Google Brain Creates Technology That Can Zoom In, Enhance Pixelated Images (softpedia.com)
Google Brain has created new software that can create detailed images from tiny, pixelated images. If you've ever tried zooming in on an image, you know that it generally becomes more blurry. You'd just get larger pixels and not a clear image. Google's new software effectively extracts details from a few source pixels to enhance pixelated images. Softpedia reports: For instance, Google Brain presented some 8x8 pixel images which it then turned into some pretty clear photos where you can actually tell facial features apart. What is this sorcery, you ask? Well, it's Google combining two neural networks. The first one, the conditioning network, works to map the 8x8 pixel source image against other high-resolution images. Basically, it downsizes other high-res images to the same 8x8 size and tries to make a match on the features. Then, the second network comes into play, called the prior network. This one uses an implementation of PixelCNN to add realistic, high-res details to that 8x8 source image. If the networks know that one particular pixel could be an eye, when you zoom in, you'll see the shape of an eye there. Or an eyebrow, or a mouth, for instance. The technology was put to the test and it was quite successful against humans. Human observers were shown a high-resolution celebrity face vs. the upscaled image resulted from Google Brain. Ten percent of the time, they were fooled. When it comes to the bedroom images used by Google for the testing, 28 percent of humans were fooled by the computed image.
I don't care how fancy the algorithm is, the original data was lost. This is still just a guess about the original content. It's just a better guess than was possible before.
I just hope law enforcement doesn't think they can use this to solve any crimes.
One of our competitors trademarked the term "hypothesis". From now on, we will call them "boneheaded ideas".
A while ago, someone made the nnedi upsampler that uses neural networks to upsample. It's still one of the best image upsamplers available.
Google's approach is quite a bit different. Where nnedi worked to better extract detail out of what was already in the image, Google seems to literally fill in detail that was probably in the source but maybe not. Much, I guess, like how our own memories work. It's an interesting approach and the results look quite fantastic. My only question is how well it will work on a random sampling.
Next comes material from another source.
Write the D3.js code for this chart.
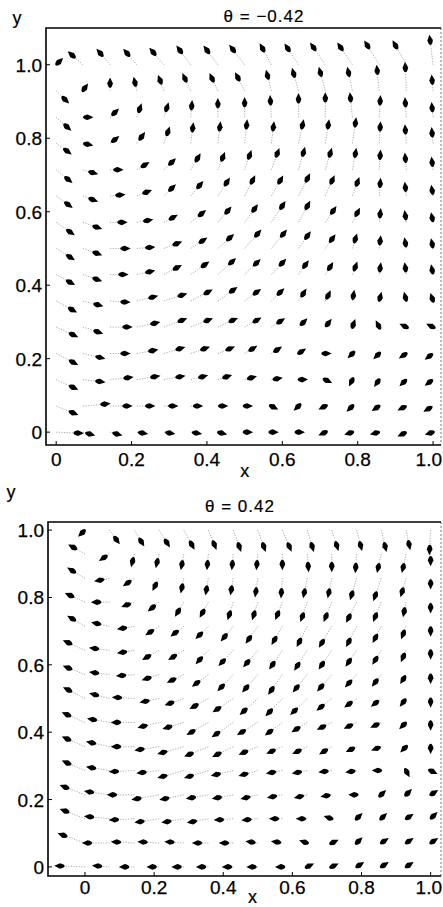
<!DOCTYPE html>
<html>
<head>
<meta charset="utf-8">
<script src="https://cdn.jsdelivr.net/npm/d3@7"></script>
<style>
  body { margin: 0; background: #fff; }
  text { font-family: "Liberation Sans", Arial, sans-serif; fill: #000; }
  .tick-label { font-size: 19px; stroke: #000; stroke-width: 0.25; }
  .title { font-size: 17px; letter-spacing: 1px; stroke: #000; stroke-width: 0.2; }
  .axis-label { font-size: 18px; stroke: #000; stroke-width: 0.2; }
  .tail { stroke: #888; stroke-width: 0.7; stroke-dasharray: 1.2,1.4; fill: none; }
  .head { fill: #000; }
  .frame { stroke: #000; stroke-width: 1.6; fill: none; }
  .frame-right { stroke: #777; stroke-width: 1; stroke-dasharray: 2,2; }
</style>
</head>
<body>
<script>
// grid points (tails of the arrows), same for both panels
var gridX = [0, 0.071, 0.143, 0.214, 0.286, 0.357, 0.429, 0.5, 0.571, 0.643, 0.714, 0.786, 0.857, 0.929, 1.0];
var gridY = [0, 0.071, 0.143, 0.214, 0.286, 0.357, 0.429, 0.5, 0.571, 0.643, 0.714, 0.786, 0.857, 0.929, 1.0];

var tickValues = [0, 0.2, 0.4, 0.6, 0.8, 1.0];
var tickLabels = ["0", "0.2", "0.4", "0.6", "0.8", "1.0"];

// theta = -0.42 : vector components, rows from y=0 (first) to y=1 (last)
var topU = [
  [22, 7, 7, 6, 6, 6, 4, 3, 2, 1, -2, -3, -4, -4, -3],
  [17, 22, 17, 13, 9, 7, 5, 3, 2, -1, -2, -2, -3, -4, -5],
  [17, 17, 18, 18, 16, 12, 9, 7, 6, 4, 2, -1, -2, -3, -4],
  [17, 17, 15, 16, 16, 14, 12, 8, 6, 3, 1, -1, -2, -3, -4],
  [17, 15, 17, 18, 18, 17, 15, 12, 9, 5, 3, 1, -1, -2, -2],
  [16, 15, 15, 16, 18, 17, 15, 12, 9, 5, 3, 1, 1, -1, -1],
  [14, 14, 13, 13, 13, 14, 14, 12, 11, 7, 5, 3, 1, -1, -1],
  [14, 14, 15, 13, 13, 12, 12, 13, 12, 9, 7, 3, 1, -1, -1],
  [14, 14, 12, 11, 9, 11, 10, 10, 11, 9, 8, 5, 1, -1, -1],
  [12, 10, 10, 10, 8, 9, 9, 8, 9, 9, 7, 5, 1, -1, -1],
  [12, 10, 8, 8, 8, 7, 5, 5, 6, 5, 5, 3, 1, -1, -1],
  [11, 5, 5, 5, 4, 2, 2, 2, 2, 4, 3, 3, 1, -1, -1],
  [11, 5, 5, 3, 3, 1, 0, 0, -1, 0, 0, -2, 1, -1, -1],
  [9, 2, 0, -2, -4, -6, -6, -7, -4, -5, -5, -4, -2, -1, -1],
  [3, -11, -10, -10, -11, -11, -11, -12, -9, -11, -12, -12, -12, -11, -3]
];
var topV = [
  [-1, -2, -2, -1, -1, -1, -1, 0, 0, 0, -1, -1, -1, -2, -1],
  [-7, 2, 0, 0, 0, 0, 0, 0, -1, -1, -1, -2, -2, -2, -3],
  [-8, -2, 2, 3, 3, 3, 3, 2, 1, 0, -1, -2, -3, -3, -3],
  [-9, -4, 0, 3, 5, 5, 5, 5, 4, 2, 0, -1, -2, -2, -3],
  [-8, -5, 0, 4, 7, 7, 7, 7, 6, 5, 4, 3, 2, 1, 1],
  [-9, -4, -1, 4, 6, 9, 11, 9, 9, 8, 6, 6, 4, 4, 3],
  [-8, -5, 0, 3, 7, 10, 13, 12, 12, 10, 8, 8, 7, 7, 5],
  [-9, -5, 0, 1, 5, 8, 11, 15, 15, 13, 10, 10, 8, 6, 5],
  [-10, -5, 0, 2, 5, 9, 12, 14, 17, 17, 12, 10, 9, 7, 5],
  [-9, -4, 1, 4, 8, 11, 14, 16, 16, 18, 16, 14, 13, 9, 6],
  [-10, -3, 0, 5, 8, 12, 13, 15, 17, 18, 17, 17, 15, 12, 8],
  [-8, -1, 4, 7, 12, 16, 17, 19, 17, 19, 19, 21, 17, 14, 11],
  [-10, 0, 5, 9, 10, 12, 14, 15, 17, 19, 20, 20, 17, 15, 10],
  [-9, 3, 8, 9, 11, 13, 13, 14, 16, 18, 19, 19, 21, 24, 11],
  [3, 10, 12, 12, 13, 15, 15, 16, 17, 17, 18, 18, 20, 20, 25]
];

// theta = 0.42
var botU = [
  [-25, -12, -10, -7, -7, -7, -6, -6, -2, 2, 2, 3, 3, 3, 0],
  [-22, -22, -18, -16, -14, -11, -9, -7, -6, -3, 2, 2, 3, 3, 3],
  [-20, -20, -20, -19, -17, -16, -14, -11, -8, -6, -3, 2, 2, 3, 3],
  [-20, -20, -22, -22, -19, -17, -16, -12, -10, -8, -6, -3, 1, 2, 3],
  [-18, -18, -20, -17, -21, -19, -17, -14, -11, -10, -8, -6, -4, 1, 2],
  [-18, -18, -18, -19, -21, -19, -16, -14, -11, -10, -8, -6, -5, -2, 0],
  [-18, -17, -18, -16, -16, -17, -17, -16, -13, -11, -10, -8, -6, -3, 0],
  [-17, -15, -17, -14, -14, -14, -16, -14, -13, -13, -11, -8, -6, -3, 0],
  [-17, -15, -13, -12, -12, -12, -12, -12, -11, -11, -11, -8, -6, -3, 0],
  [-17, -15, -12, -12, -11, -9, -11, -11, -10, -10, -10, -8, -6, -3, 0],
  [-13, -13, -12, -9, -9, -9, -9, -9, -8, -8, -10, -8, -6, -3, 0],
  [-15, -13, -8, -7, -6, -6, -4, -4, -5, -5, -6, -8, -6, -2, 0],
  [-13, -10, -7, -4, -2, -2, -2, -2, -1, -3, -3, -5, -6, -4, 0],
  [-12, -6, -2, -2, -2, -1, -1, -1, 0, 1, 0, -1, -3, -3, 0],
  [-3, 7, 7, 8, 8, 6, 6, 6, 7, 5, 5, 4, 4, 3, -1]
];
var botV = [
  [1, 1, 0, 0, 0, 0, 0, 0, 0, 1, 1, 2, 2, 2, 0],
  [8, 0, 1, 1, 1, 0, 0, 1, 1, 1, 1, 2, 2, 2, 2],
  [8, 2, -1, -3, -3, -3, -1, -1, 0, 0, 1, 2, 2, 2, 3],
  [8, 3, 0, -4, -4, -3, -3, -3, -2, -2, -1, 0, 1, 2, 2],
  [8, 3, -1, -2, -6, -6, -4, -4, -2, -2, -1, -1, 0, -2, -1],
  [8, 4, 0, -3, -6, -8, -8, -6, -5, -5, -5, -3, -2, -2, -2],
  [8, 3, 0, -4, -5, -10, -12, -10, -10, -7, -5, -4, -3, -3, -3],
  [9, 4, 1, -3, -5, -8, -11, -13, -14, -13, -9, -6, -5, -4, -4],
  [7, 2, -1, -4, -6, -9, -13, -14, -16, -14, -13, -9, -8, -5, -4],
  [8, 2, -2, -7, -7, -10, -12, -13, -15, -16, -15, -12, -10, -7, -4],
  [8, 3, -2, -6, -7, -9, -11, -13, -14, -16, -17, -16, -12, -8, -5],
  [7, 0, -3, -6, -10, -11, -13, -13, -13, -15, -15, -16, -15, -10, -6],
  [8, -2, -5, -8, -10, -12, -12, -14, -15, -15, -15, -17, -18, -14, -6],
  [7, -4, -8, -9, -11, -11, -11, -11, -11, -13, -13, -14, -14, -14, -7],
  [-3, -10, -12, -13, -15, -15, -17, -17, -17, -17, -16, -16, -17, -15, -20]
];

var svg = d3.select("body").append("svg")
    .attr("width", 443)
    .attr("height", 907);

// arrow head, pointing along +x, centred on the vector end
var headPath = "M5.4,0 L-0.4,-2.8 Q-5,-1.8 -5,0 Q-5,1.8 -0.4,2.8 Z";

function drawPanel(p) {
  var x = d3.scaleLinear().domain(p.xDomain).range([p.left, p.right]);
  var y = d3.scaleLinear().domain(p.yDomain).range([p.bottom, p.top]);
  var g = svg.append("g");

  // arrows
  var arrows = [];
  p.u.forEach(function(row, j) {
    row.forEach(function(u, i) {
      var v = p.v[j][i];
      if (u === 0 && v === 0) return;
      arrows.push({x: gridX[i], y: gridY[j], u: u, v: v});
    });
  });

  var a = g.selectAll(".arrow").data(arrows).enter().append("g")
      .attr("class", "arrow");

  a.append("line")
      .attr("class", "tail")
      .attr("x1", function(d) { return x(d.x); })
      .attr("y1", function(d) { return y(d.y); })
      .attr("x2", function(d) { return x(d.x + d.u * p.k); })
      .attr("y2", function(d) { return y(d.y + d.v * p.k); });

  a.append("path")
      .attr("class", "head")
      .attr("d", headPath)
      .attr("transform", function(d) {
        var x1 = x(d.x + d.u * p.k), y1 = y(d.y + d.v * p.k);
        var ang = Math.atan2(y1 - y(d.y), x1 - x(d.x)) * 180 / Math.PI;
        return "translate(" + x1 + "," + y1 + ") rotate(" + ang + ")";
      });

  // frame
  g.append("line").attr("class", "frame-right")
      .attr("x1", p.right).attr("y1", p.top).attr("x2", p.right).attr("y2", p.bottom);
  g.append("path").attr("class", "frame")
      .attr("d", "M" + p.right + "," + p.top + "H" + p.left + "V" + p.bottom + "H" + p.right);

  // ticks
  g.selectAll(".xtick").data(tickValues).enter().append("line")
      .attr("stroke", "#000").attr("stroke-width", 1)
      .attr("x1", function(d) { return x(d); }).attr("x2", function(d) { return x(d); })
      .attr("y1", p.bottom).attr("y2", p.bottom - 4);
  g.selectAll(".ytick").data(tickValues).enter().append("line")
      .attr("stroke", "#000").attr("stroke-width", 1)
      .attr("y1", function(d) { return y(d); }).attr("y2", function(d) { return y(d); })
      .attr("x1", p.left).attr("x2", p.left + 4);

  // tick labels (the last x label is kept inside the page edge)
  g.selectAll(".xlab").data(tickValues).enter().append("text")
      .attr("class", "tick-label")
      .attr("text-anchor", function(d, i) { return i === tickValues.length - 1 ? "end" : "middle"; })
      .attr("x", function(d, i) { return i === tickValues.length - 1 ? 442 : x(d); })
      .attr("y", p.xTickBase)
      .text(function(d, i) { return tickLabels[i]; });
  g.selectAll(".ylab").data(tickValues).enter().append("text")
      .attr("class", "tick-label")
      .attr("text-anchor", "end")
      .attr("x", p.left - 4)
      .attr("y", function(d) { return y(d) + 7; })
      .text(function(d, i) { return tickLabels[i]; });

  // axis names and title
  g.append("text").attr("class", "axis-label")
      .attr("text-anchor", "middle")
      .attr("x", x(p.xLabelAt)).attr("y", p.xLabelBase)
      .text("x");
  g.append("text").attr("class", "axis-label")
      .attr("text-anchor", "middle")
      .attr("x", p.yLabelX).attr("y", p.yLabelBase)
      .text("y");
  g.append("text").attr("class", "title")
      .attr("text-anchor", "middle")
      .attr("x", p.titleX).attr("y", p.titleBase)
      .text(p.title);
}

drawPanel({
  left: 46, right: 441, top: 28, bottom: 445,
  xDomain: [-0.027, 1.021], yDomain: [-0.035, 1.10],
  u: topU, v: topV, k: 1 / 372,
  xTickBase: 466, xLabelAt: 0.5, xLabelBase: 477,
  yLabelX: 17, yLabelBase: 24,
  title: "\u03b8 = \u22120.42", titleX: 264, titleBase: 22
});

drawPanel({
  left: 48, right: 441, top: 522, bottom: 876,
  xDomain: [-0.107, 1.03], yDomain: [-0.027, 1.024],
  u: botU, v: botV, k: 1 / 341,
  xTickBase: 894, xLabelAt: 0.485, xLabelBase: 903,
  yLabelX: 11, yLabelBase: 498,
  title: "\u03b8 = 0.42", titleX: 240, titleBase: 512
});
</script>
</body>
</html>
I see you still don't actually know what a Fourier transform is.
The summary's explanation of what this does isn't correct. It says:
Google's new software effectively extracts details from a few source pixels to enhance pixelated images.
It doesn't extract details from a few source pixels. It invents details to add to those source pixels, based on the knowledge that the pixelated image is of a face, and of what faces look like. It produces something that plausibly fits the input data. How close this is to the original image, pre-pixelation, depends on what images were in its training set.
This is an interesting piece of work, but it doesn't mean that you can recover data that has been discarded.